Sometimes, he says, senators invite his help and counsel on particular topics. Sometimes they attend his weekly prayer breakfasts. Sometimes they visit the Bible study sessions he conducts five times a week. And sometimes they seek him out in his office in more private ways — “you know,” he chuckles, “‘Oh, Chaplain, I was just passing by!’” — and end up coming in for an hour of conversation.
But the core question is always the same: What’s the right thing to do?
While Black sees “a tremendous amount of faith on Capitol Hill,” he’s not blind to the temptations senators face. As humans, he says, we sometimes “tend to move toward the darker angels of our nature” and “avoid the ethical narrow road.” Politicians in particular, he says, can get caught up all too easily in “the things that accompany power.” When “you start believing the news clippings, you start believing the accolades,” he explains, it sometimes becomes “easier to see the ethical lapses of others than your own.”
I asked Black how he himself negotiates the fine line between helping others find their own way and simply telling them what he thinks they should do — especially when the vote on which they may be seeking guidance could have what he calls “incredibly challenging and negative unintended consequences” if his advice were wrong.
“I find if you are not doctrinaire and dogmatic,” he says, “and if you delay providing your perspective until you are certain that the individual has used some of his or her creative juices, then by the time you get around to making some suggestions or observations, you are pretty much helping an individual solidify a position that he or she is already leaning toward.”

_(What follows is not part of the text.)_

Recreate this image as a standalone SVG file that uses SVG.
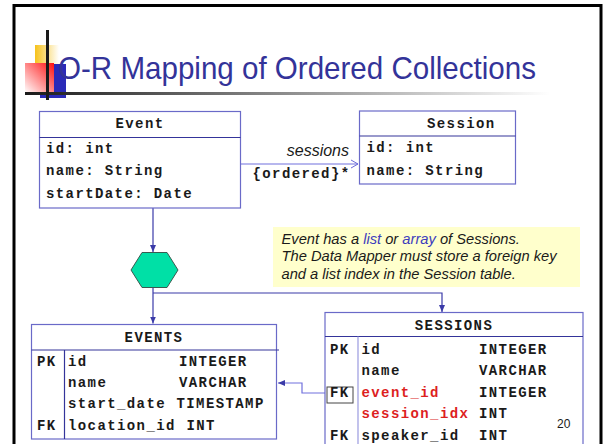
<svg xmlns="http://www.w3.org/2000/svg" width="603" height="444" viewBox="0 0 603 444">
<defs>
<style>
.m{font-family:"Liberation Mono","Courier New",monospace;font-weight:bold;font-size:14px;letter-spacing:1.4px;fill:#1a1a1a}
.r{fill:#dd1f1f}
.box{fill:#fff;stroke:#6a6ac8;stroke-width:1.2}
.div{stroke:#34349a;stroke-width:1.2}
.con{fill:none;stroke:#3a3aa8;stroke-width:1.2}
.lt{fill:none;stroke:#7070dd;stroke-width:1.2}
.note{font-family:"Liberation Sans",Arial,sans-serif;font-style:italic;font-size:14.7px;fill:#1a1a1a}
.hl{fill:#3d3dbd}
</style>
<linearGradient id="gl" x1="0" y1="0" x2="1" y2="0">
<stop offset="0" stop-color="#1a1a1a"/><stop offset="0.25" stop-color="#555"/><stop offset="1" stop-color="#fff"/>
</linearGradient>
<linearGradient id="gy" x1="0" y1="0" x2="1" y2="0">
<stop offset="0" stop-color="#f6c21a"/><stop offset="1" stop-color="#fff"/>
</linearGradient>
<linearGradient id="gr" x1="1" y1="0" x2="0" y2="1">
<stop offset="0" stop-color="#ff1010"/><stop offset="1" stop-color="#fff"/>
</linearGradient>
<marker id="af" markerWidth="8" markerHeight="8" refX="7" refY="4" orient="auto" markerUnits="userSpaceOnUse">
<path d="M0,1 L7,4 L0,7 z" fill="#3a3aa8"/>
</marker>
<marker id="ao" markerWidth="10" markerHeight="10" refX="8" refY="5" orient="auto" markerUnits="userSpaceOnUse">
<path d="M1,1 L8,5 L1,9" fill="none" stroke="#6a6ad8" stroke-width="1"/>
</marker>
</defs>
<rect x="0" y="0" width="603" height="444" fill="#fff"/>
<rect x="14" y="5.5" width="587" height="460" fill="none" stroke="#000" stroke-width="3"/>

<g id="title">
<rect x="35" y="45" width="24" height="19" fill="url(#gy)"/>
<rect x="40" y="64" width="26" height="34" fill="#2a2ab8"/>
<rect x="25" y="63" width="29" height="30" fill="url(#gr)"/>
<rect x="25" y="92" width="525" height="3" fill="url(#gl)"/>
<rect x="46" y="30" width="3" height="70" fill="#1a1a1a"/>
<text x="58" y="79" font-family="Liberation Sans, Arial, sans-serif" font-size="32" fill="#333399" textLength="478" lengthAdjust="spacingAndGlyphs">O-R Mapping of Ordered Collections</text>
</g>

<g id="connectors">
<line class="lt" x1="241" y1="164" x2="358" y2="164" marker-end="url(#ao)"/>
<line class="con" x1="153" y1="208" x2="153" y2="252" marker-end="url(#af)"/>
<line class="con" x1="153" y1="288" x2="153" y2="323.5" marker-end="url(#af)"/>
<polyline class="con" points="153,293 442,293 442,312" marker-end="url(#af)"/>
<polyline class="lt" points="326,393 302,393 302,383 278,383" marker-end="url(#af)"/>
</g>

<g id="event">
<rect class="box" x="39.5" y="111.5" width="201" height="96.5"/>
<line class="div" x1="39.5" y1="137.5" x2="240.5" y2="137.5"/>
<text class="m" x="140" y="128" text-anchor="middle">Event</text>
<text class="m" x="46" y="152.5">id: int</text>
<text class="m" x="46" y="175">name: String</text>
<text class="m" x="46" y="197.5">startDate: Date</text>
</g>

<g id="session">
<rect class="box" x="359.5" y="111" width="156" height="73"/>
<line class="div" x1="359.5" y1="136" x2="515.5" y2="136"/>
<text class="m" x="427" y="128">Session</text>
<text class="m" x="366.5" y="151.5">id: int</text>
<text class="m" x="366.5" y="175">name: String</text>
</g>

<g id="labels">
<text x="349" y="156" text-anchor="end" font-family="Liberation Sans, Arial, sans-serif" font-style="italic" font-size="16" fill="#1a1a1a">sessions</text>
<text class="m" x="252.5" y="178">{ordered}*</text>
</g>

<g id="note">
<rect x="273" y="227" width="307" height="60" fill="#ffffcc"/>
<text class="note" x="281.5" y="243.5">Event has a <tspan class="hl">list</tspan> or <tspan class="hl">array</tspan> of Sessions.</text>
<text class="note" x="281.5" y="261">The Data Mapper must store a foreign key</text>
<text class="note" x="281.5" y="278.5">and a list index in the Session table.</text>
</g>

<g id="hexagon">
<polygon points="131,270 142,252.5 167,252.5 178,270 167,287.5 142,287.5" fill="#00e0a6" stroke="#3a5a50" stroke-width="1"/>
</g>

<g id="events-table">
<rect class="box" x="31.5" y="324.5" width="245" height="114.5"/>
<line class="div" x1="31.5" y1="350" x2="279" y2="350"/>
<line class="div" x1="64.5" y1="350" x2="64.5" y2="439"/>
<text class="m" x="154" y="341.5" text-anchor="middle">EVENTS</text>
<text class="m" x="37" y="366">PK</text>
<text class="m" x="68" y="366">id</text>
<text class="m" x="179" y="366">INTEGER</text>
<text class="m" x="68" y="387">name</text>
<text class="m" x="179" y="387">VARCHAR</text>
<text class="m" x="68" y="408">start_date</text>
<text class="m" x="176.5" y="408">TIMESTAMP</text>
<text class="m" x="37" y="430">FK</text>
<text class="m" x="68" y="430">location_id</text>
<text class="m" x="186.5" y="430">INT</text>
</g>

<g id="sessions-table">
<rect class="box" x="325" y="312.5" width="258" height="145"/>
<line class="div" x1="325" y1="336.5" x2="583" y2="336.5"/>
<line x1="358" y1="336.5" x2="358" y2="444" stroke="#9a9ae0" stroke-width="1.2"/>
<text class="m" x="454" y="329.5" text-anchor="middle">SESSIONS</text>
<text class="m" x="330" y="353.5">PK</text>
<text class="m" x="361.5" y="353.5">id</text>
<text class="m" x="479" y="353.5">INTEGER</text>
<text class="m" x="361.5" y="375">name</text>
<text class="m" x="479" y="375">VARCHAR</text>
<rect x="327" y="387" width="26" height="16" fill="#fff" stroke="#444" stroke-width="1"/>
<text class="m" x="330" y="397">FK</text>
<text class="m r" x="361.5" y="397">event_id</text>
<text class="m" x="479" y="397">INTEGER</text>
<text class="m r" x="361.5" y="417.5">session_idx</text>
<text class="m" x="479" y="417.5">INT</text>
<text class="m" x="330" y="439.5">FK</text>
<text class="m" x="361.5" y="439.5">speaker_id</text>
<text class="m" x="479" y="439.5">INT</text>
<text x="557" y="428" font-family="Liberation Sans, Arial, sans-serif" font-size="12" fill="#1a1a1a">20</text>
</g>
</svg>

In his ethics training work, he explains, he helps the participants understand that different ethical perspectives — all of which are “right” — can produce very different conclusions. But “by encouraging them to do their own thinking, and to arrive at their own conclusions using certain ethical constructs as a springboard for their reflection, inevitably it’s not going to be my decision. It’s going to be theirs.”
That, to my mind, is a singularly important lesson these days. Given the explosion of polarizing opinions made possible by a pop culture of ubiquitous blogging and anonymous call-in shows, it can take true moral courage to formulate a position slowly and carefully. Where blaring self-assertion so often rides roughshod over judicious reasoning, the very act of stepping outside without an opinion sometimes feels like standing naked in a hailstorm. Yet if Black is right — if the toughest issues facing our global future have powerful moral arguments supporting each side — the best counseling will not be to tell people what to think. It will be to teach them how to think.
Which, I suspect, is why Black is so effective. If even a fraction of those serving in Congress are willing to factor ethics into their decision making — and if people like Black are there to help them along — that very fact may be a strong leading indicator pointing the way out of the financial crisis. It may not end the outrage expressed last week by a frustrated nation. But it certainly offers hope that, at the highest levels of government, the bedrock moral causes of the current ethics recession can be addressed.